Govt-LTTE mull use of sea plane
With this, the chances of peace talks resuming in Geneva have brightened, reports PK Balachandran.india Updated: Apr 28, 2006 17:17 IST
Chances of peace talks between the Sri Lankan government and the LTTE have brightened with the two sides likely to come to an agreement soon on the controversial issue of the transport of the LTTE's top commanders.
A well placed diplomatic source told Hindustan Times on Friday, that the government had offered a sea plane of the state-owned Sri Lankan Airlines for the transport of the LTTE's top commanders from the Eastern to the Northern sector and back, for mutual consultations ahead of the peace talks.
Peace talks, which were to be held in Geneva on April 24 and 25, had to be indefinitely postponed in view of the crisis over transport.
"The Norwegian facilitators have been discussing the government's sea plane offer with the LTTE, and the LTTE has not dismissed the idea," a senior diplomat said.
"The Norwegians seem to be confident that the LTTE will agree."
"The modalities and the technical details are being worked out," he said.
The LTTE had earlier used a sea plane, which the Norwegians had secured from the Maldives.
Its chief negotiator, the London-based Anton Balasingham, had flown directly into, and out of the Iranamadu tank in the Wanni, by passing Sri Lanka's only international airport near Colombo.
Tit for tat is over
The government and the LTTE seem to be pushing aside the issue of the attempt on the life of the Army Commander Lt Gen Sarath Fonseka on April 25, and the subsequent aerial and naval bombardment of LTTE positions in Sampur in Eastern Sri Lanka.

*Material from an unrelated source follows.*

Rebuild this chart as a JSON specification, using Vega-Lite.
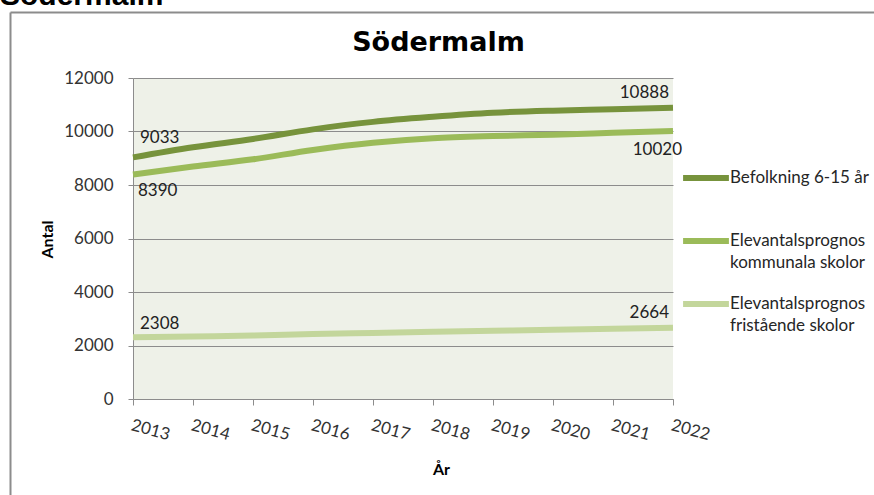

Shocked and politically embarrassed by the LTTE's brazen and near successful attempt to kill the Army chief, the Mahinda Rajapaksa government had to order massive air and naval bombardment of LTTE positions.
Having done that and shored up its image, thus, the government now feels that it can afford to go for talks, which the international community has been constantly pressing for.
The LTTE, on its part, had thoroughly shaken the government, the Sri Lankan polity and military establishment, by its daring penetration of the high security Army HQ complex in the capital city of Colombo.
Presumably, the rebels feel that, having sent a strong message to the Sri Lankan Establishment, it could consider going for talks.
Moreover, like the government, the LTTE is also under international pressure to go for talks.
The LTTE is now banned by Canada. And a ban in the EU may be on the cards.
The US and Canada can take appropriate measures to curb its financing mechanism, by using the UN Convention on Terrorist Funding.
The second round of talks could not be held because of differences over the provision of transport to the LTTE's commanders.
The LTTE had demanded an Air Force chopper citing precedents. But the government said that there was no obligation to give air transport for inter-sector movement of LTTE leaders.
When the LTTE said that it would move its cadres by sea on its own, escorted by its own navy, the government said that this would a violation of the Ceasefire Agreement (CFA) and that the LTTE's move would be resisted.
To get round the problem, the government offered the use of a naval ship with Scandinavian truce monitors on board for security.
But the LTTE said that it had no faith in the Navy. The government then said that it could arrange a civilian vessel but escorted by the Navy.
But the LTTE said that it did not want the Navy to be anywhere near and aborted the movement in the eleventh hour.
The government then said that it could provide a civilian chopper with truce monitors on board.
But the LTTE said it was too small and risky.
The government then offered a bigger, ten-seater, chopper.
But before it gave a reply, the LTTE sent a suicide bomber into the Army Headquarters in Colombo to kill the Army chief.
Though a failure, the bid sent shock waves through the island.
The beleaguered Rajapaksa government had to flex its muscles to maintain its credibility among Sri Lankans, especially the Sinhala majority.
Air, naval and artillery strikes were ordered against LTTE positions in the Sampur area in the Eastern district of Trincomalee.
The strikes, which were described as "retaliatory" by the government and as "undeclared war" by the LTTE, threatened to wreck the Ceasefire Agreement and signal a return to war.
But the raids stopped in two days.
Tit for tat attacks were over. The issue had been squared up.
International community steps in
By then, the international community, represented by the US, EU, Japan, Norway and India, had stepped in strongly to urge the government and the LTTE to eschew violence and beginning talks.
The Co-chairs of the Tokyo Donors conference, comprising US, EU, Japan and Norway, decided to meet in Oslo on April 28, to see how the slide could be stopped and how the peace process could be carried forward.
President Rajapaksa, on his part, briefed the local representatives of the Co-chairs on Thursday. Separately, he met the Indian High Commissioner.
On Friday, he held an all-party conference to brief the main political actors in the island about the security of the nation and his plans for taking the peace process forward.